Ella permaneció en silencio, dándole la oportunidad de explicarse mejor.
—No soy capaz de hacer que mis pensamientos se detengan. Y eso es algo que me obsesiona.
—Profundicemos, busca un ejemplo para que yo lo entienda.
—¿Has oído hablar de la teoría de cuerdas?
—Me temo que no.
—Vale…
Dylan permaneció en silencio unos instantes, buscando la mejor manera de hacerse entender.
—Es como si mi mente fuera una cueva llena de estalactitas.
—¿Crees que tu mente es un lugar peligroso? —quiso saber Lorena.
—¡No!
—De acuerdo, ¿entonces?
—¡Vale! Imagina una lámpara de araña. Yo solía pasar los veranos en casa de mi tía Marjoret, y ella tenía una gran lámpara de cristal que se extendía por el techo de su majestuoso recibidor.
—No sé muy bien a dónde quieres ir a parar, pero continúa.
—La cuestión es que la lámpara tenía unas largas tiras compuestas por pequeños cristales en forma de lágrimas. Cada vez que alguien cerraba la puerta de la mansión, las tiras tintineaban durante un buen rato.
—Entiendo…
—Yo le prestaba mucha atención a las tiras.
—Ya lo creo. ¿Temías que las lágrimas cayeran y se rompieran?
—No. Sabía que eso no pasaría, el suelo de toda la entrada estaba cubierto por una gruesa alfombra de piel de vaca rubia.
—Entonces, ¿qué te tenía tan absorto? —preguntó la psiquiatra con auténtica curiosidad.
—¡Que era incapaz de detener el tintineo de las tiras! Como si tuvieran vida propia. Solo cuando al fin recuperaban su estática rigidez me quedaba tranquilo y podía dejar de mirarlas.
—De acuerdo. Volvamos a esa sensación de que no puedes detener tus pensamientos.

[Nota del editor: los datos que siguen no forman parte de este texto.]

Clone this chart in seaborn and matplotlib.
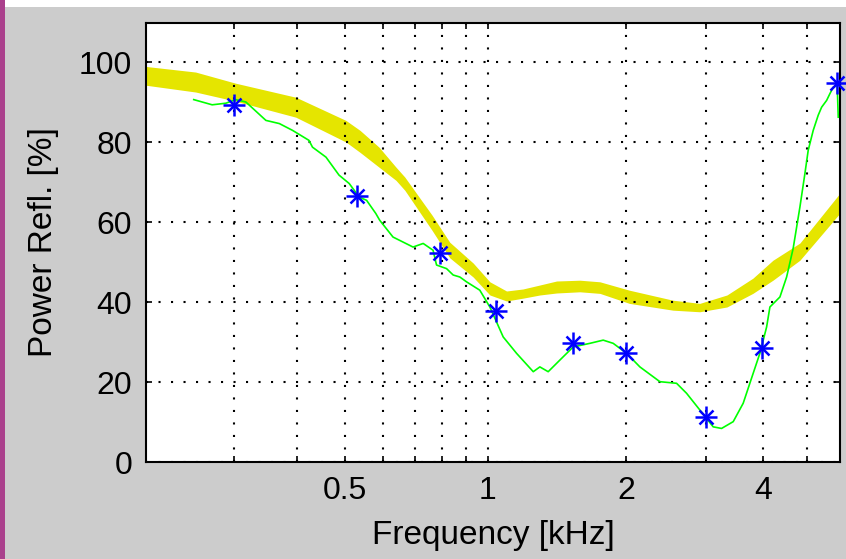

—Imagino mi mente como el gran recibidor de la tía Marjoret, y mis pensamientos cuelgan del techo como largas tiras repletas de lágrimas de cristal. Algunas son cortas y otras más largas. Hay muchas y están tan juntas que chocan entre sí. Cuando me meto en la cama e intento dormir, no puedo dejar de oír su tintineo.

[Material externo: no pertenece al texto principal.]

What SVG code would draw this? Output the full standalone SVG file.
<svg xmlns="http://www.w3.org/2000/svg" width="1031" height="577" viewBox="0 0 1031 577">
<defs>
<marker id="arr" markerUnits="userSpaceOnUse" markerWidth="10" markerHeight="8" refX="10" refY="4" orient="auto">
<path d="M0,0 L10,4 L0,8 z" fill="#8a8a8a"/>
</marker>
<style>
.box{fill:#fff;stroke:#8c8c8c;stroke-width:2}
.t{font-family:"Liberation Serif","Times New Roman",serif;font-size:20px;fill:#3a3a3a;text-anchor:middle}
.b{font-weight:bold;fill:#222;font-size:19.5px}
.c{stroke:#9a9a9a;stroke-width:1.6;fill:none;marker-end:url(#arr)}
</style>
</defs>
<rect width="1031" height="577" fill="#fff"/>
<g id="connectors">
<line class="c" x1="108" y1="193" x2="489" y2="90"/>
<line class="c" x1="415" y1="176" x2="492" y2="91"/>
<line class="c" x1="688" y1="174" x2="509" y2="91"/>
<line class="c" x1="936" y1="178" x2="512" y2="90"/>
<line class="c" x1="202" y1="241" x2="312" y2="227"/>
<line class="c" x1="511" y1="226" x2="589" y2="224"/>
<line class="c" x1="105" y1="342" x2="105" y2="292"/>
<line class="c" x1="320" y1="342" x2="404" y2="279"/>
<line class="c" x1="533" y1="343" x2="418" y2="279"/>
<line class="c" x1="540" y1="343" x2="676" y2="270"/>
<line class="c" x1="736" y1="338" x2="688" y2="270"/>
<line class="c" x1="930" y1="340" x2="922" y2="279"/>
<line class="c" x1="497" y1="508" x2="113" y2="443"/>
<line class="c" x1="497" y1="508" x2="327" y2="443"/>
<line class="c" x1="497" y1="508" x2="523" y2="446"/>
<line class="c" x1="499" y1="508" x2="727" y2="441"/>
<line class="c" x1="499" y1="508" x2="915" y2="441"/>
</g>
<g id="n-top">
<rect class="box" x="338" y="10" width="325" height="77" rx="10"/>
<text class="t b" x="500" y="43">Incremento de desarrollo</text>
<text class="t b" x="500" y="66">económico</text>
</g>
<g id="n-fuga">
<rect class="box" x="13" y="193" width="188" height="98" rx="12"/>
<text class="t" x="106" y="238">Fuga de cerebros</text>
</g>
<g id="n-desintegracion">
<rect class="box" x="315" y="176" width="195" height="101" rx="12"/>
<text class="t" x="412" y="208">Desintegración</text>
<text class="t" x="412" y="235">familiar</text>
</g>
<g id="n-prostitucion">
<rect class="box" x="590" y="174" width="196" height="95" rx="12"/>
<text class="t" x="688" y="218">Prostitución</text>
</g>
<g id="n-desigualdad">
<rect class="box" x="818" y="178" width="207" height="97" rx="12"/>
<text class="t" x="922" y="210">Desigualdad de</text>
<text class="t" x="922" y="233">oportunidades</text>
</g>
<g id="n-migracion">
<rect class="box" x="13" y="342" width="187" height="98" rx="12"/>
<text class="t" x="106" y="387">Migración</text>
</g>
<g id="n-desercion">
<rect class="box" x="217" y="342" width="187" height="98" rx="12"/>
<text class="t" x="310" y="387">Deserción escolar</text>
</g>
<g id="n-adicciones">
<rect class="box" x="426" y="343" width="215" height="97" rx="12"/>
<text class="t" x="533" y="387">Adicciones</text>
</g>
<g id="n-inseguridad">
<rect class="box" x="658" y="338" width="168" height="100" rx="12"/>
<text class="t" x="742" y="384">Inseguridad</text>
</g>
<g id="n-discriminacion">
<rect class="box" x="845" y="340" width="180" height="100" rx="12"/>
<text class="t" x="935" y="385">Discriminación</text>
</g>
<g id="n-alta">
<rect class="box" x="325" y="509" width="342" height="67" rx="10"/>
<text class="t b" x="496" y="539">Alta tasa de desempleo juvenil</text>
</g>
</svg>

—Entonces, lo que te atrapa es pensar que no puedes dejar de pensar.
—Supongo... Es como un murmullo de fondo. Y me paso las noches en vela tratando de acallarlo.
—¿Sigues tomando la medicación?
—¡Sí! —afirmó Dylan con más vehemencia de la que hubiera querido expresar.

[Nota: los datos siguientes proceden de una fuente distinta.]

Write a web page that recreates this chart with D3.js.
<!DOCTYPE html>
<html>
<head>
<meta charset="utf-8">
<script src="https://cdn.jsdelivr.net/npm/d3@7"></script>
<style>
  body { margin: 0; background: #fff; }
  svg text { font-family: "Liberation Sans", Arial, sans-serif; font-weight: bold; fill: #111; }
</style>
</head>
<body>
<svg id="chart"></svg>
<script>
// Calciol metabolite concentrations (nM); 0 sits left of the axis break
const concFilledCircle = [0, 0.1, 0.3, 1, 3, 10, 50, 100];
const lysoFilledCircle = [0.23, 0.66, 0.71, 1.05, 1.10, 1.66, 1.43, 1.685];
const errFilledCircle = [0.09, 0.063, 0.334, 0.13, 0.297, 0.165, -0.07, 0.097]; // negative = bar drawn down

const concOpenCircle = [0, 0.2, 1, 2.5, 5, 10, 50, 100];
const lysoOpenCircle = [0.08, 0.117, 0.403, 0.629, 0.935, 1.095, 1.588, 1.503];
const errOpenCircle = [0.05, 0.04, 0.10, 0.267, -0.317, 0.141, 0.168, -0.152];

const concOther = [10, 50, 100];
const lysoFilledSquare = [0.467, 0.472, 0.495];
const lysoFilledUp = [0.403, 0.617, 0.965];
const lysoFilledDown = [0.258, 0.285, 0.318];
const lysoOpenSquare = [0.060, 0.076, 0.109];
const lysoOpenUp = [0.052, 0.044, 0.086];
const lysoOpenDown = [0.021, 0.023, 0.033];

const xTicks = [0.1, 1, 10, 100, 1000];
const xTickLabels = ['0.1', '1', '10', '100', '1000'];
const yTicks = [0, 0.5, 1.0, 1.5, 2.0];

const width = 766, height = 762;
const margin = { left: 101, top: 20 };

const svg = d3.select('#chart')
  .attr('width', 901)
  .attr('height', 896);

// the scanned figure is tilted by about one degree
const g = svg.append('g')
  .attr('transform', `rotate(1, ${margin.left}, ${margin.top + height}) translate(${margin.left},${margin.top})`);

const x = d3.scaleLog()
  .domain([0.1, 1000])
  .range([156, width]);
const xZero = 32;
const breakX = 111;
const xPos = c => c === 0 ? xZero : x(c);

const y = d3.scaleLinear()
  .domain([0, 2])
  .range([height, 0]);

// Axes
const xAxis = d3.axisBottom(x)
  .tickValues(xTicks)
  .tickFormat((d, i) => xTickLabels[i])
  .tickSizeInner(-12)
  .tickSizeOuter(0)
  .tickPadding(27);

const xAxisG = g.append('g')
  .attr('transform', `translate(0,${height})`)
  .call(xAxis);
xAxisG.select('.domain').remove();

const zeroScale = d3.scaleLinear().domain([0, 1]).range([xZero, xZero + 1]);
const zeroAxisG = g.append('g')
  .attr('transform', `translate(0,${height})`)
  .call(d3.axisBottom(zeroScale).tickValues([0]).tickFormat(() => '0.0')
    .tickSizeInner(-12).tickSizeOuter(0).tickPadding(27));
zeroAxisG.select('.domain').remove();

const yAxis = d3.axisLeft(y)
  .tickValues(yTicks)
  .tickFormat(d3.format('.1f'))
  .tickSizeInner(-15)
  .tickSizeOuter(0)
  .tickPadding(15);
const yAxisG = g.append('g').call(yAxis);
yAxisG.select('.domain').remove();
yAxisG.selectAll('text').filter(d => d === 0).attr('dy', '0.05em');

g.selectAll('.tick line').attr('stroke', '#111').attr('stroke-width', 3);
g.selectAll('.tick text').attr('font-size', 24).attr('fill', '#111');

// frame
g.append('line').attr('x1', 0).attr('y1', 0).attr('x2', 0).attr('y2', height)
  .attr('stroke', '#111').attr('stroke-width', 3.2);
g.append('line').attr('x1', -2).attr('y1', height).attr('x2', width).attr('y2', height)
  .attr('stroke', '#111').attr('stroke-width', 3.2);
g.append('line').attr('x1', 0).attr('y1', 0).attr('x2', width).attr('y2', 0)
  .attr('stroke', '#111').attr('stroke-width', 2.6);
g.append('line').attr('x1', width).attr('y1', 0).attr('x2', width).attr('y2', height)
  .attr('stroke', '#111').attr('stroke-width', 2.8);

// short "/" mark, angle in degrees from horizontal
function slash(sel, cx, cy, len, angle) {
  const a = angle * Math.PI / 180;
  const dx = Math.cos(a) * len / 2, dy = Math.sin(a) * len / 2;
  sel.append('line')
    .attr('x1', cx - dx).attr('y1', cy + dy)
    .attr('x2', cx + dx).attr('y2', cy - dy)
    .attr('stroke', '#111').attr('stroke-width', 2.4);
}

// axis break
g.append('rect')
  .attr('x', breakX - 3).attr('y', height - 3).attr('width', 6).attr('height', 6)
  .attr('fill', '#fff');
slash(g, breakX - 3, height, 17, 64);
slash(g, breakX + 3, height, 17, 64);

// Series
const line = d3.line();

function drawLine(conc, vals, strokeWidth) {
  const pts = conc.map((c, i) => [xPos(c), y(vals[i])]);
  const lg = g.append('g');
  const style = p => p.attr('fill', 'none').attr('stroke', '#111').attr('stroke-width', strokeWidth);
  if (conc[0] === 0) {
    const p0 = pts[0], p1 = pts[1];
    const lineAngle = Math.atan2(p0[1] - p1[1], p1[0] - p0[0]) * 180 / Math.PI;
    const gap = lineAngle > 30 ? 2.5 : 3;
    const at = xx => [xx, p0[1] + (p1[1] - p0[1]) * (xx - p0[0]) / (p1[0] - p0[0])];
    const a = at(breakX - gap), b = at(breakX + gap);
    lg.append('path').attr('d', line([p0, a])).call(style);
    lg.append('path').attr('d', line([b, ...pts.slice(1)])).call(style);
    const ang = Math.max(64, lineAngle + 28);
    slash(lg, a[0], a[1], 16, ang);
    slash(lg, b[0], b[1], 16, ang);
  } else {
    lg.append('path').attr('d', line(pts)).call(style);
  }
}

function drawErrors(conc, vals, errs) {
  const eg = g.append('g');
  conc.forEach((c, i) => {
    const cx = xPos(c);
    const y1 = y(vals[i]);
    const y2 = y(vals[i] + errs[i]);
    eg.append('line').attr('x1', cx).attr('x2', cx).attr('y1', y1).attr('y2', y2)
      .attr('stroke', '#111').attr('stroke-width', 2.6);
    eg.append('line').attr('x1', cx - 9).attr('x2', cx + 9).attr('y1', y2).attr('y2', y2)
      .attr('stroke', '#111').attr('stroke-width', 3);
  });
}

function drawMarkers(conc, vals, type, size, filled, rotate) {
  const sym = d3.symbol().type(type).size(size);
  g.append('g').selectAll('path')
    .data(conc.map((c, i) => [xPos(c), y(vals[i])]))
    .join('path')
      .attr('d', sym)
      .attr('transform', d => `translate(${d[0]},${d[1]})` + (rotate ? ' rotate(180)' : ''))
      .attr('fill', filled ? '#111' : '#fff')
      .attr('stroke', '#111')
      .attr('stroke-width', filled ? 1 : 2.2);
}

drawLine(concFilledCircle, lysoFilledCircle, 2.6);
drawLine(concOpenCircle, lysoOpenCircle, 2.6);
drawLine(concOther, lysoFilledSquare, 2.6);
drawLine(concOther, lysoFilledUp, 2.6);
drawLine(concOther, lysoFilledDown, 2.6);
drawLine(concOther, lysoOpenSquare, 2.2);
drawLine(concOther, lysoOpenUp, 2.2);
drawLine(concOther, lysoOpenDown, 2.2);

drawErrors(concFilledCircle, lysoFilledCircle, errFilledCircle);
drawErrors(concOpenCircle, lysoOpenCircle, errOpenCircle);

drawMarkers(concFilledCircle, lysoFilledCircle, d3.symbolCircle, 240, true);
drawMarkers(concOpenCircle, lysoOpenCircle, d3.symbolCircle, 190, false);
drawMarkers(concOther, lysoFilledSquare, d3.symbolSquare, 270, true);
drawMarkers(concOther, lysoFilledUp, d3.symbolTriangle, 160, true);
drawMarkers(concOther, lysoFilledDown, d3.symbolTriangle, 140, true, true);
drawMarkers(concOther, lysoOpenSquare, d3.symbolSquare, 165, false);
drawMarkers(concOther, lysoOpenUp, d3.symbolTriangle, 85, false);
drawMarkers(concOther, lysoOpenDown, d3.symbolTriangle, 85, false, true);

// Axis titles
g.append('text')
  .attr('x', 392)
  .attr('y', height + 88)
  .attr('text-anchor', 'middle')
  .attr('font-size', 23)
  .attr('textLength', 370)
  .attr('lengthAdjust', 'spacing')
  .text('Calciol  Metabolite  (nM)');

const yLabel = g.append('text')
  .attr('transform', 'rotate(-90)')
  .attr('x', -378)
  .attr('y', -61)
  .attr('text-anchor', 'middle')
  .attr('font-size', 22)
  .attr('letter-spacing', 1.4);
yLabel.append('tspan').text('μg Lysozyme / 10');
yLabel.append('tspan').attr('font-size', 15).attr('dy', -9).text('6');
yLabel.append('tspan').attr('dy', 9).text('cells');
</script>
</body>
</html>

—¿Cuánto hace que te pasa?
—Unas tres semanas, y cada vez va a peor. He venido porque ya empiezo a tener esa sensación también durante el día. Antes de ayer, con el coche, me concentré tanto en el tintineo que casi me empotro contra una farola.
—¿Tienes idea de cómo empezó?
—No…
—Está bien, ajustaremos la dosis de tu medicación y volveremos a vernos en quince días. Seguro que te sentirás mejor —afirmó Lorena.
—Si tú lo dices…
La psiquiatra se levantó, se dirigió hacia su escritorio y sacó un fajo de papeles de uno de los cajones. Dylan permaneció en silencio, observándola mientras escribía la nueva receta en el primer papel y le estampaba el sello que le daba validez. Después de que ella le entregara la hoja, se despidieron con un apretón de manos y una sonrisa cordial.
Cuando el paciente cerró la puerta tras de sí, Lorena al fin abrió la libreta que siempre llevaba encima y anotó “Paciente 139, mismos síntomas y recuerdos implantados. Tía Marjoret, la lámpara y sus lágrimas de cristal. Sensación de que no puede detener los pensamientos. Introduce una alfombra de piel de vaca rubia como novedad. Ha empezado afectación diurna. Incremento de dosis según fase 2 para ver reacción, control en 15 días. Pendiente actualizar ficha y mandar informe a TF.”